**SUPPLIED MATERIAL**

---

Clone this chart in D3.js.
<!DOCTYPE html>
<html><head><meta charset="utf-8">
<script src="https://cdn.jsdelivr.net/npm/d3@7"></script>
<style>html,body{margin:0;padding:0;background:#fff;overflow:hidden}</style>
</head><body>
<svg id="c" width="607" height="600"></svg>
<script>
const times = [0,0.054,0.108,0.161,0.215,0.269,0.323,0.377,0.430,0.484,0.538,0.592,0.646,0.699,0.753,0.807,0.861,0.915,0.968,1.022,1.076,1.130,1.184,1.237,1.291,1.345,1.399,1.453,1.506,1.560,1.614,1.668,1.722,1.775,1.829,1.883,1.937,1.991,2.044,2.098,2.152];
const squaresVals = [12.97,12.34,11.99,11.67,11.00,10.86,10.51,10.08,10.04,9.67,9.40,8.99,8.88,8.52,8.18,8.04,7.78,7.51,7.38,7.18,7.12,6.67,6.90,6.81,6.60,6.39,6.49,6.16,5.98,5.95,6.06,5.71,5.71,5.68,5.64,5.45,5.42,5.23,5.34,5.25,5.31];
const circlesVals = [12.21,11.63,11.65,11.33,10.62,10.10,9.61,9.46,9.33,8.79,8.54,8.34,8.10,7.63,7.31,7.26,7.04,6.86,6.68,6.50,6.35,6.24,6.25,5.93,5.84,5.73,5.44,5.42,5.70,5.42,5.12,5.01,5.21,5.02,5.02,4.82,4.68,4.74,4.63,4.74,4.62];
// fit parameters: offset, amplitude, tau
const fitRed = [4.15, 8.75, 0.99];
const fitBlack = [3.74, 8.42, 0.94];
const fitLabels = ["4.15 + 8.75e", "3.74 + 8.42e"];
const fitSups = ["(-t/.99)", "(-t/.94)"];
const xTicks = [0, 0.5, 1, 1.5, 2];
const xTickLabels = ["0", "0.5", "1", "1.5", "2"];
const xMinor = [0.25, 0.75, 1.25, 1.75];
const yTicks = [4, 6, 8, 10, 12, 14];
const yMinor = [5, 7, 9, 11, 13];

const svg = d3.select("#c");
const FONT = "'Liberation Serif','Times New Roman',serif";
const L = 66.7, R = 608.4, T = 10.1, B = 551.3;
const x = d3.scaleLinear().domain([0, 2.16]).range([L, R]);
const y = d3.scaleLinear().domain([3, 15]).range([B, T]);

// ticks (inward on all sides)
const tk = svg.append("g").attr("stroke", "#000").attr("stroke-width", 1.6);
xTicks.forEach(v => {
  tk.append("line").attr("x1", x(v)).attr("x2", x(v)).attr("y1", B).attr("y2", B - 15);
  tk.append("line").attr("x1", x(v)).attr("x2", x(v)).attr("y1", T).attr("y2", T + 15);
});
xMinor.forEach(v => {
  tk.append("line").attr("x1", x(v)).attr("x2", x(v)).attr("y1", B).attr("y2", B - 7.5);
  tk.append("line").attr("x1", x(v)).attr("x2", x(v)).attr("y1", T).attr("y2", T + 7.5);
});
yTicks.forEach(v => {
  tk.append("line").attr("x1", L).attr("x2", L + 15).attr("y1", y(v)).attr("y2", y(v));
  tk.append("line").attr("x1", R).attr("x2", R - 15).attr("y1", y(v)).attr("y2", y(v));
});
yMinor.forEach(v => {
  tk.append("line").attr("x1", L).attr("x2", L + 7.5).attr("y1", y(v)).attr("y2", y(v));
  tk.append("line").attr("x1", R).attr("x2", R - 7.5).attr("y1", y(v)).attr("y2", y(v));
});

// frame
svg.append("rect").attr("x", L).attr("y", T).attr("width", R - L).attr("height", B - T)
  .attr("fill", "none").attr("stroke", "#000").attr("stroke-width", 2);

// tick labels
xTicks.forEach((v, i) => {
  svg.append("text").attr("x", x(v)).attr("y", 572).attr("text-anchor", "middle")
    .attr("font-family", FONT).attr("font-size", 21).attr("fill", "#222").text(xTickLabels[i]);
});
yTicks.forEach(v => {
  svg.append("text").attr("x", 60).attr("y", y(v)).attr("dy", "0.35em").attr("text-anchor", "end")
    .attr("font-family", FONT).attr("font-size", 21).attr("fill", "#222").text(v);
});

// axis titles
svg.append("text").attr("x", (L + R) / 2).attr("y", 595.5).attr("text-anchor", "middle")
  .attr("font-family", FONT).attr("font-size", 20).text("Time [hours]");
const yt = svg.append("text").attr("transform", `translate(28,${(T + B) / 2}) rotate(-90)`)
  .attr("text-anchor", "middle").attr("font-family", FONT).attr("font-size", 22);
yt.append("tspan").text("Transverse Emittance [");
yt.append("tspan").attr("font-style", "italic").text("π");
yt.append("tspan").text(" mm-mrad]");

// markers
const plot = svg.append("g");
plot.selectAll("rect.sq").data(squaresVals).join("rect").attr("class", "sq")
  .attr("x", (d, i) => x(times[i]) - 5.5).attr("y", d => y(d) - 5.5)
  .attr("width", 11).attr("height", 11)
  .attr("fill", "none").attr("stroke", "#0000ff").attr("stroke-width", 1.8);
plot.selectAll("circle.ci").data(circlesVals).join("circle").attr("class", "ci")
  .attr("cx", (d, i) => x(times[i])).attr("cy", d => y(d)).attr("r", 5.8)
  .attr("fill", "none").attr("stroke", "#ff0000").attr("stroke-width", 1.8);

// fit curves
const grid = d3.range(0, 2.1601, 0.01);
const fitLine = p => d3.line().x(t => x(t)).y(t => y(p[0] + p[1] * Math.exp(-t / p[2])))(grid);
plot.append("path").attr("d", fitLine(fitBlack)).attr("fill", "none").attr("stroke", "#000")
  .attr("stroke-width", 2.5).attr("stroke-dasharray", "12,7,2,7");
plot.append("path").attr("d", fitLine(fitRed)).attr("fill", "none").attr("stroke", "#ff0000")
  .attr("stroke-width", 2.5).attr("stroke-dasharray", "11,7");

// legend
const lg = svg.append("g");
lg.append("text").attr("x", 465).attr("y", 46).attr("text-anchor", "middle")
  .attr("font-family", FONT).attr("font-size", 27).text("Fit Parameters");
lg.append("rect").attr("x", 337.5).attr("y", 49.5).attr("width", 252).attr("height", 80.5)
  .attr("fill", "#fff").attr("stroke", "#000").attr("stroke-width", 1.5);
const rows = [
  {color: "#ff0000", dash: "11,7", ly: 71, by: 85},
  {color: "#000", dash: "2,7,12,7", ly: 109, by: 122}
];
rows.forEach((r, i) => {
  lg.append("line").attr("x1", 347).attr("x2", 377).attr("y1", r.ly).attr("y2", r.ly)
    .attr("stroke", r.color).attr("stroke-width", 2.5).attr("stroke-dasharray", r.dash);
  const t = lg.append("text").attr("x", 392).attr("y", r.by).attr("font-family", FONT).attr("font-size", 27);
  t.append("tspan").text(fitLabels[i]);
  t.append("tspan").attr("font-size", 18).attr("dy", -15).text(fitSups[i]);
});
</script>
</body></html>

---

**OBJECTIVE**
Emit the full listing verbatim.

**THE ANSWER**
Clone this chart in D3.js.
<!DOCTYPE html>
<html><head><meta charset="utf-8">
<script src="https://cdn.jsdelivr.net/npm/d3@7"></script>
<style>html,body{margin:0;padding:0;background:#fff;overflow:hidden}</style>
</head><body>
<svg id="c" width="607" height="600"></svg>
<script>
const times = [0,0.054,0.108,0.161,0.215,0.269,0.323,0.377,0.430,0.484,0.538,0.592,0.646,0.699,0.753,0.807,0.861,0.915,0.968,1.022,1.076,1.130,1.184,1.237,1.291,1.345,1.399,1.453,1.506,1.560,1.614,1.668,1.722,1.775,1.829,1.883,1.937,1.991,2.044,2.098,2.152];
const squaresVals = [12.97,12.34,11.99,11.67,11.00,10.86,10.51,10.08,10.04,9.67,9.40,8.99,8.88,8.52,8.18,8.04,7.78,7.51,7.38,7.18,7.12,6.67,6.90,6.81,6.60,6.39,6.49,6.16,5.98,5.95,6.06,5.71,5.71,5.68,5.64,5.45,5.42,5.23,5.34,5.25,5.31];
const circlesVals = [12.21,11.63,11.65,11.33,10.62,10.10,9.61,9.46,9.33,8.79,8.54,8.34,8.10,7.63,7.31,7.26,7.04,6.86,6.68,6.50,6.35,6.24,6.25,5.93,5.84,5.73,5.44,5.42,5.70,5.42,5.12,5.01,5.21,5.02,5.02,4.82,4.68,4.74,4.63,4.74,4.62];
// fit parameters: offset, amplitude, tau
const fitRed = [4.15, 8.75, 0.99];
const fitBlack = [3.74, 8.42, 0.94];
const fitLabels = ["4.15 + 8.75e", "3.74 + 8.42e"];
const fitSups = ["(-t/.99)", "(-t/.94)"];
const xTicks = [0, 0.5, 1, 1.5, 2];
const xTickLabels = ["0", "0.5", "1", "1.5", "2"];
const xMinor = [0.25, 0.75, 1.25, 1.75];
const yTicks = [4, 6, 8, 10, 12, 14];
const yMinor = [5, 7, 9, 11, 13];

const svg = d3.select("#c");
const FONT = "'Liberation Serif','Times New Roman',serif";
const L = 66.7, R = 608.4, T = 10.1, B = 551.3;
const x = d3.scaleLinear().domain([0, 2.16]).range([L, R]);
const y = d3.scaleLinear().domain([3, 15]).range([B, T]);

// ticks (inward on all sides)
const tk = svg.append("g").attr("stroke", "#000").attr("stroke-width", 1.6);
xTicks.forEach(v => {
  tk.append("line").attr("x1", x(v)).attr("x2", x(v)).attr("y1", B).attr("y2", B - 15);
  tk.append("line").attr("x1", x(v)).attr("x2", x(v)).attr("y1", T).attr("y2", T + 15);
});
xMinor.forEach(v => {
  tk.append("line").attr("x1", x(v)).attr("x2", x(v)).attr("y1", B).attr("y2", B - 7.5);
  tk.append("line").attr("x1", x(v)).attr("x2", x(v)).attr("y1", T).attr("y2", T + 7.5);
});
yTicks.forEach(v => {
  tk.append("line").attr("x1", L).attr("x2", L + 15).attr("y1", y(v)).attr("y2", y(v));
  tk.append("line").attr("x1", R).attr("x2", R - 15).attr("y1", y(v)).attr("y2", y(v));
});
yMinor.forEach(v => {
  tk.append("line").attr("x1", L).attr("x2", L + 7.5).attr("y1", y(v)).attr("y2", y(v));
  tk.append("line").attr("x1", R).attr("x2", R - 7.5).attr("y1", y(v)).attr("y2", y(v));
});

// frame
svg.append("rect").attr("x", L).attr("y", T).attr("width", R - L).attr("height", B - T)
  .attr("fill", "none").attr("stroke", "#000").attr("stroke-width", 2);

// tick labels
xTicks.forEach((v, i) => {
  svg.append("text").attr("x", x(v)).attr("y", 572).attr("text-anchor", "middle")
    .attr("font-family", FONT).attr("font-size", 21).attr("fill", "#222").text(xTickLabels[i]);
});
yTicks.forEach(v => {
  svg.append("text").attr("x", 60).attr("y", y(v)).attr("dy", "0.35em").attr("text-anchor", "end")
    .attr("font-family", FONT).attr("font-size", 21).attr("fill", "#222").text(v);
});

// axis titles
svg.append("text").attr("x", (L + R) / 2).attr("y", 595.5).attr("text-anchor", "middle")
  .attr("font-family", FONT).attr("font-size", 20).text("Time [hours]");
const yt = svg.append("text").attr("transform", `translate(28,${(T + B) / 2}) rotate(-90)`)
  .attr("text-anchor", "middle").attr("font-family", FONT).attr("font-size", 22);
yt.append("tspan").text("Transverse Emittance [");
yt.append("tspan").attr("font-style", "italic").text("π");
yt.append("tspan").text(" mm-mrad]");

// markers
const plot = svg.append("g");
plot.selectAll("rect.sq").data(squaresVals).join("rect").attr("class", "sq")
  .attr("x", (d, i) => x(times[i]) - 5.5).attr("y", d => y(d) - 5.5)
  .attr("width", 11).attr("height", 11)
  .attr("fill", "none").attr("stroke", "#0000ff").attr("stroke-width", 1.8);
plot.selectAll("circle.ci").data(circlesVals).join("circle").attr("class", "ci")
  .attr("cx", (d, i) => x(times[i])).attr("cy", d => y(d)).attr("r", 5.8)
  .attr("fill", "none").attr("stroke", "#ff0000").attr("stroke-width", 1.8);

// fit curves
const grid = d3.range(0, 2.1601, 0.01);
const fitLine = p => d3.line().x(t => x(t)).y(t => y(p[0] + p[1] * Math.exp(-t / p[2])))(grid);
plot.append("path").attr("d", fitLine(fitBlack)).attr("fill", "none").attr("stroke", "#000")
  .attr("stroke-width", 2.5).attr("stroke-dasharray", "12,7,2,7");
plot.append("path").attr("d", fitLine(fitRed)).attr("fill", "none").attr("stroke", "#ff0000")
  .attr("stroke-width", 2.5).attr("stroke-dasharray", "11,7");

// legend
const lg = svg.append("g");
lg.append("text").attr("x", 465).attr("y", 46).attr("text-anchor", "middle")
  .attr("font-family", FONT).attr("font-size", 27).text("Fit Parameters");
lg.append("rect").attr("x", 337.5).attr("y", 49.5).attr("width", 252).attr("height", 80.5)
  .attr("fill", "#fff").attr("stroke", "#000").attr("stroke-width", 1.5);
const rows = [
  {color: "#ff0000", dash: "11,7", ly: 71, by: 85},
  {color: "#000", dash: "2,7,12,7", ly: 109, by: 122}
];
rows.forEach((r, i) => {
  lg.append("line").attr("x1", 347).attr("x2", 377).attr("y1", r.ly).attr("y2", r.ly)
    .attr("stroke", r.color).attr("stroke-width", 2.5).attr("stroke-dasharray", r.dash);
  const t = lg.append("text").attr("x", 392).attr("y", r.by).attr("font-family", FONT).attr("font-size", 27);
  t.append("tspan").text(fitLabels[i]);
  t.append("tspan").attr("font-size", 18).attr("dy", -15).text(fitSups[i]);
});
</script>
</body></html>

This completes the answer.